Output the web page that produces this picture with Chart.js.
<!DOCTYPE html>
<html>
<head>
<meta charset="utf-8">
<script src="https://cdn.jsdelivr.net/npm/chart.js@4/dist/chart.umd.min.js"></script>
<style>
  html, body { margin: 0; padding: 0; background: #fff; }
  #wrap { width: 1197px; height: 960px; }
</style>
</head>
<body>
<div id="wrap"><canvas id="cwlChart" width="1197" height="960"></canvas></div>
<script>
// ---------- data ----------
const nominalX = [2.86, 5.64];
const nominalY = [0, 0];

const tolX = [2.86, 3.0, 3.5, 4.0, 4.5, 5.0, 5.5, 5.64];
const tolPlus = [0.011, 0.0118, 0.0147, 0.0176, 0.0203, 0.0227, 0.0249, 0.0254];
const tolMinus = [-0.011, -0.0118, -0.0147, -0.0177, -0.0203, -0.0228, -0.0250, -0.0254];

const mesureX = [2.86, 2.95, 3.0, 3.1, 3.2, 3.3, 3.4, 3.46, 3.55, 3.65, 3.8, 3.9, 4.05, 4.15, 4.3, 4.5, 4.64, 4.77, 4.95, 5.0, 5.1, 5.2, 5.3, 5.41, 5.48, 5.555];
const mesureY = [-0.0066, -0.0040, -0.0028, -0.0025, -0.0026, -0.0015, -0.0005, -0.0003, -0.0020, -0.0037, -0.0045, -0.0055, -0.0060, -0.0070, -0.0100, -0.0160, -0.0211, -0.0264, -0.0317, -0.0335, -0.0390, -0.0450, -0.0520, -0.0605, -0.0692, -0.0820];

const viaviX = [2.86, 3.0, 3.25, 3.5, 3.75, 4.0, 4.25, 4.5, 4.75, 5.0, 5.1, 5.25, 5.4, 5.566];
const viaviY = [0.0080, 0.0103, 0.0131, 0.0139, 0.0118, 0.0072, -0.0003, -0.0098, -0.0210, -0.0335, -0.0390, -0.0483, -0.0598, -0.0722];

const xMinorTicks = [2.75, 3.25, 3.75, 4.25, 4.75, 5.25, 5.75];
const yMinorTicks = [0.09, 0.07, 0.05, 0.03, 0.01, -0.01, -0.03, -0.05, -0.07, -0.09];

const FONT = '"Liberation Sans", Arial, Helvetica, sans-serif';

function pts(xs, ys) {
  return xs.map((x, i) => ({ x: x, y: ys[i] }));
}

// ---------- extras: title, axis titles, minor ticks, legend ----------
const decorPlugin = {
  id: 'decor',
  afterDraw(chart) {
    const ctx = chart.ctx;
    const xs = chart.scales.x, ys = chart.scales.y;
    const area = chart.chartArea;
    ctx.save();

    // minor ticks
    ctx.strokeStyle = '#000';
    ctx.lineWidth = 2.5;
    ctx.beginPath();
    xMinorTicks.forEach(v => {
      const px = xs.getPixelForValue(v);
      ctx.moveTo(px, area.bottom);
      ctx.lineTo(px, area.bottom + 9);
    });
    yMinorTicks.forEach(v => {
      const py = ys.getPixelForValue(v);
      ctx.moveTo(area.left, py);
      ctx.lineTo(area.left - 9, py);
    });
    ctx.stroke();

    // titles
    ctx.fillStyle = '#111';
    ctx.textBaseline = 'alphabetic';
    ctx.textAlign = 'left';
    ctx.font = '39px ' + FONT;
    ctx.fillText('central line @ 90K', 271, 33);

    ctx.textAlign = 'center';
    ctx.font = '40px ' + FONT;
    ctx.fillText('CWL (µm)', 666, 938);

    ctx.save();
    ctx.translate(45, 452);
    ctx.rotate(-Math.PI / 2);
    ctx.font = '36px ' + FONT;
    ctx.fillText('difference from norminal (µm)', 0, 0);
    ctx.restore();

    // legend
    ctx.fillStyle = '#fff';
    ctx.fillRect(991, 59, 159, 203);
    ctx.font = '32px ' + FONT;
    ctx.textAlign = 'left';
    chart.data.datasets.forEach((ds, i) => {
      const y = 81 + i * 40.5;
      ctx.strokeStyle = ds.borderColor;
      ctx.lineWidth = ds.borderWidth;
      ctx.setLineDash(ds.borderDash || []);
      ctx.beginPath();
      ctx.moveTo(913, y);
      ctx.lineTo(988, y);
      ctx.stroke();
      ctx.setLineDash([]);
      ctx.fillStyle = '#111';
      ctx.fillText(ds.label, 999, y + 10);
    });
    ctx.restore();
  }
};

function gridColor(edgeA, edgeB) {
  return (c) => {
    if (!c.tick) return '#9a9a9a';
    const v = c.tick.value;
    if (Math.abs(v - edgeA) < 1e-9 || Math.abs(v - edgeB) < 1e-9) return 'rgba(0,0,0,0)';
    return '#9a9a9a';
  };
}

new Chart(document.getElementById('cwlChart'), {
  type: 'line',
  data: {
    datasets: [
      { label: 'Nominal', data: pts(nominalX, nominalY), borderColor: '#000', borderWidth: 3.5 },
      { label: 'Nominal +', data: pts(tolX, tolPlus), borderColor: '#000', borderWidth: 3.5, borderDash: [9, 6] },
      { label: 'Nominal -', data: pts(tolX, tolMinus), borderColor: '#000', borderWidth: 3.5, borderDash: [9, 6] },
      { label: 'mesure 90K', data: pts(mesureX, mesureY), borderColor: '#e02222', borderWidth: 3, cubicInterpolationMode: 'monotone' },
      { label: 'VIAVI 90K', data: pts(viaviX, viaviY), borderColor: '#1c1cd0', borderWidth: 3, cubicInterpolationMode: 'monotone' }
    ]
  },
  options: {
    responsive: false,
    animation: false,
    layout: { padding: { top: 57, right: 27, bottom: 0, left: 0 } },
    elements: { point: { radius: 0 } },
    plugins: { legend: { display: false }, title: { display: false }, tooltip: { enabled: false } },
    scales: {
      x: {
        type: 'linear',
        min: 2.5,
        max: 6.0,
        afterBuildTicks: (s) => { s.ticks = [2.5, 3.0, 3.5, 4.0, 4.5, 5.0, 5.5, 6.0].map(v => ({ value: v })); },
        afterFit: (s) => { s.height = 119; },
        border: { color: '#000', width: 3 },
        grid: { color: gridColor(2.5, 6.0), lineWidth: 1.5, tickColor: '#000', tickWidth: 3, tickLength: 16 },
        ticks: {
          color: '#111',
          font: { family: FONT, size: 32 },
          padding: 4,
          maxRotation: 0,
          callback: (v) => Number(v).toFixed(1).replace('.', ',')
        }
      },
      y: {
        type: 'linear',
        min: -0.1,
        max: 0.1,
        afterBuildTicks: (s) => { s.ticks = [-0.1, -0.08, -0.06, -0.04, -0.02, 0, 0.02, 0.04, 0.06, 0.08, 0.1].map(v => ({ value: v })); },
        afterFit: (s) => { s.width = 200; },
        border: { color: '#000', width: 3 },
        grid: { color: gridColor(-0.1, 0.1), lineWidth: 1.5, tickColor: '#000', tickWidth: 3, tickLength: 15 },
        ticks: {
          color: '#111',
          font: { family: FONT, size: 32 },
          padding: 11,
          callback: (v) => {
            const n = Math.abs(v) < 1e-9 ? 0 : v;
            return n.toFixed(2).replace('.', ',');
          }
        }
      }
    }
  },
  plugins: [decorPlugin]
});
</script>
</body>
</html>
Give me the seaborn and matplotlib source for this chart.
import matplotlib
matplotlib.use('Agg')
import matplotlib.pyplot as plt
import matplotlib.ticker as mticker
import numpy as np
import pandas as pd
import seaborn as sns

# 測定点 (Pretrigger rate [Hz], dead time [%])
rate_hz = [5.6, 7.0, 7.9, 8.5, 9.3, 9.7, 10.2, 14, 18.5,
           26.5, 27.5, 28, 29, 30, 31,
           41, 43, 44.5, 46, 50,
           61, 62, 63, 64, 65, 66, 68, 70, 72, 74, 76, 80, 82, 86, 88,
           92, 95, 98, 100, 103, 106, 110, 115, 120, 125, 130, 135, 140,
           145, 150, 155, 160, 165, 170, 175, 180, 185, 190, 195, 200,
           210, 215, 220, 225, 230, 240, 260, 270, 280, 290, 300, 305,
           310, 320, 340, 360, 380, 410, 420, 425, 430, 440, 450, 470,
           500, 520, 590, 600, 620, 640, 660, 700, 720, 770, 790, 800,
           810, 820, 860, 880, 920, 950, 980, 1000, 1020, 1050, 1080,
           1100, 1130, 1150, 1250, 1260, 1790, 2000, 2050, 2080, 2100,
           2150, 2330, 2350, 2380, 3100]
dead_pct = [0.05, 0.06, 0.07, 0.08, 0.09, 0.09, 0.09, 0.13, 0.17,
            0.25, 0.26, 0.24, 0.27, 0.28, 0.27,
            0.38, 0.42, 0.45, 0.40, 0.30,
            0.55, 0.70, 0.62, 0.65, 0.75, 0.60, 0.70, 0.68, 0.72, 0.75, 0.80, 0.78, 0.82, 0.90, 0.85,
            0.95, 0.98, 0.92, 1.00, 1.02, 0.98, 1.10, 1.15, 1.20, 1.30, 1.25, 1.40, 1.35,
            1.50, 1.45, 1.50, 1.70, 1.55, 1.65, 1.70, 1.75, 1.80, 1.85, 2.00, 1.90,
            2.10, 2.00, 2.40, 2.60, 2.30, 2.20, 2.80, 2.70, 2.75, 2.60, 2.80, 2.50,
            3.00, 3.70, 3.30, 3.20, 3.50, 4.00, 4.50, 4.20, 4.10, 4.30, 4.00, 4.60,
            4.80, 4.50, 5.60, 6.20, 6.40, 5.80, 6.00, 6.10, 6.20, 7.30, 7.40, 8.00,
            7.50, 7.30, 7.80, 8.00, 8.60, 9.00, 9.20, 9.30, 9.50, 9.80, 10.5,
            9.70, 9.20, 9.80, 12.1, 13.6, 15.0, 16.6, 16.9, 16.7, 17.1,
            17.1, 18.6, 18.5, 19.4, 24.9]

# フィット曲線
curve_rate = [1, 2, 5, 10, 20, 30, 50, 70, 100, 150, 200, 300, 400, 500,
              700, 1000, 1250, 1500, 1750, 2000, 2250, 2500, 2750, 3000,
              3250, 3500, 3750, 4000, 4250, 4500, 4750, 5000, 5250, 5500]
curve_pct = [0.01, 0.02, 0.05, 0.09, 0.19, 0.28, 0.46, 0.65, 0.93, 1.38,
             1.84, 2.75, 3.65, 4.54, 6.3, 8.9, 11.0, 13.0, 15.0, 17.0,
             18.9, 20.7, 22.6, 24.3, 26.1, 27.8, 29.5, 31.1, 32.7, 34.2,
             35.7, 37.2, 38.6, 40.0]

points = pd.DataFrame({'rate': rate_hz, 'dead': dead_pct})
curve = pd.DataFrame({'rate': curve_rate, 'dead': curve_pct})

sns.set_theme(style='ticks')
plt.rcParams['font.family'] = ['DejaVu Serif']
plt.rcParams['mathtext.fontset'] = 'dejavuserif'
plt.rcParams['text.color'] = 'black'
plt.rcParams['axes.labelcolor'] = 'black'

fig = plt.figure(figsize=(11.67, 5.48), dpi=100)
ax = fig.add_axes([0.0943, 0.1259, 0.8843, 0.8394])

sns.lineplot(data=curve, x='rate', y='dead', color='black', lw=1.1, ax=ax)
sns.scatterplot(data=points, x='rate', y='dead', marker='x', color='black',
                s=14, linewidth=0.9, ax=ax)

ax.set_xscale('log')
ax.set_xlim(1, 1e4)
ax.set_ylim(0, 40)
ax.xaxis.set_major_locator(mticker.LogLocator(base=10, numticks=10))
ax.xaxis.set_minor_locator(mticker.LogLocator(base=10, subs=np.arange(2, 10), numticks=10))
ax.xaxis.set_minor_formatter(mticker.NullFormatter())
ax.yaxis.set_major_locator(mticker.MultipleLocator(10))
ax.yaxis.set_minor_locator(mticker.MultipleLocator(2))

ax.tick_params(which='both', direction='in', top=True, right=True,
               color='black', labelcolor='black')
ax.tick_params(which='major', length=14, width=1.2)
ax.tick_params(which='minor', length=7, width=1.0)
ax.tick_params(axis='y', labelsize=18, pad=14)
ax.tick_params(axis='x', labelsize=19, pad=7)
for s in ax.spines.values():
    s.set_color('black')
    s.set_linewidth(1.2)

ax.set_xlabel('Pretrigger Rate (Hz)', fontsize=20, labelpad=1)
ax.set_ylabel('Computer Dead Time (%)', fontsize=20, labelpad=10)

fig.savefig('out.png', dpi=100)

=======

--- WRITTEN INSTRUCTION ---
Begin with the first line of the records and reproduce each line as is, ending with the line that holds "-0.0605, -0.0692, -0.0820];".

--- EXERCISE SOLUTION ---
Output the web page that produces this picture with Chart.js.
<!DOCTYPE html>
<html>
<head>
<meta charset="utf-8">
<script src="https://cdn.jsdelivr.net/npm/chart.js@4/dist/chart.umd.min.js"></script>
<style>
  html, body { margin: 0; padding: 0; background: #fff; }
  #wrap { width: 1197px; height: 960px; }
</style>
</head>
<body>
<div id="wrap"><canvas id="cwlChart" width="1197" height="960"></canvas></div>
<script>
// ---------- data ----------
const nominalX = [2.86, 5.64];
const nominalY = [0, 0];

const tolX = [2.86, 3.0, 3.5, 4.0, 4.5, 5.0, 5.5, 5.64];
const tolPlus = [0.011, 0.0118, 0.0147, 0.0176, 0.0203, 0.0227, 0.0249, 0.0254];
const tolMinus = [-0.011, -0.0118, -0.0147, -0.0177, -0.0203, -0.0228, -0.0250, -0.0254];

const mesureX = [2.86, 2.95, 3.0, 3.1, 3.2, 3.3, 3.4, 3.46, 3.55, 3.65, 3.8, 3.9, 4.05, 4.15, 4.3, 4.5, 4.64, 4.77, 4.95, 5.0, 5.1, 5.2, 5.3, 5.41, 5.48, 5.555];
const mesureY = [-0.0066, -0.0040, -0.0028, -0.0025, -0.0026, -0.0015, -0.0005, -0.0003, -0.0020, -0.0037, -0.0045, -0.0055, -0.0060, -0.0070, -0.0100, -0.0160, -0.0211, -0.0264, -0.0317, -0.0335, -0.0390, -0.0450, -0.0520, -0.0605, -0.0692, -0.0820];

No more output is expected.